Actually a good question and a difficult answer.

How to jump on a white canvas?

Starting a new painting is always somehow exiting – at least for me. I never know where this journey will lead me to – and seldom I make plans which I then will not follow. In the end my start is always fed by the impulse of the moment. The most I have in mind is a color direction. Maybe there is even a theme deep back in my more unconscious brain.

There are many ways to start. I paint

it black – literally. Or I take another color. I use up the colors of my palette to make bold marks. I see something and paint it with black marker onto the canvas – knowing it will take some effort to get rid of it again. But that’s what I do it for. I create a lot of ground layers and challenges that will force me to leave my habits.

Warming up

My head has been occupied lately by a lot of technical stuff. I find it difficult to switch back into the realm of creativity. Today finally I got the hang of it. I jumped over my cautious voice in my head that whispered “better start with a smaller canvas” and took the largest canvas available in my collection here in the studio.

How do you manage to come back to painting after a longer brake?

My helper on the way away from reorganizing my website since weeks back to my colors was this week a teaser course called “Find your joy” (in painting) by Louise Fletcher. She is a wonderful teacher and calls herself a messy painter – something I feel very related to.

The last exercise of this week she offered was a reduction in the use of color and movements but a diversity in using different tools. I did this on paper – nice warming up exercise.

Doing this exercise with the small paintings was a good start into the day. It helped me, not to postpone my the beginning of a new painting to another day. Suddenly this little exercise opened up a new the road to “how to start a new painting on a larger canvas”. So again, a surprise for myself about how I start a painting.
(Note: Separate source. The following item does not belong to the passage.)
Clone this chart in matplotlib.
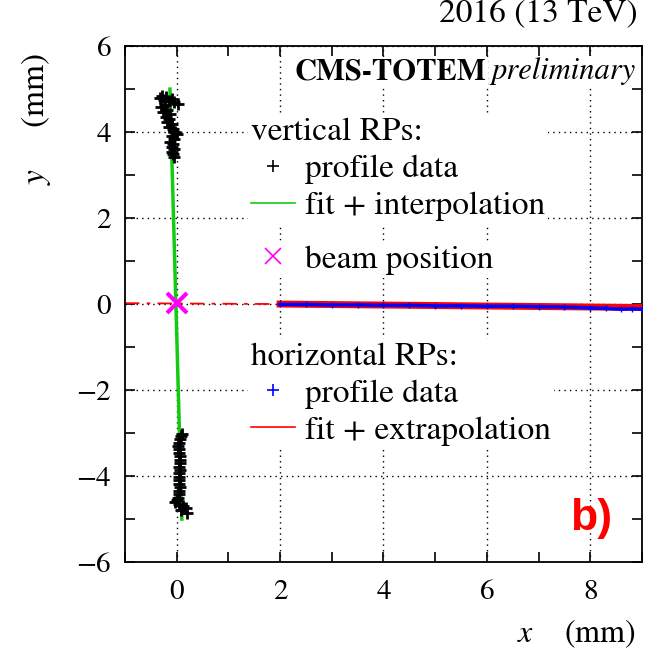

Image starting a new painting
Starting a new painting 5

This is where the canvas is now. I wouldn’t call it a painting. But: this is something as there is something. First steps are done. We will see where it goes from here, everything is possible!


If you want to follow up my steps and jumps in my artist life, you might like to join my newsletter list. Once or twice a month you will find in your mailbox a comprehensive update and overview about my artist journey, new works, about exhibitions I am planning to participate, exhibitions I think, that they are worth a visit and special offers I make time by time to my newsletter readers.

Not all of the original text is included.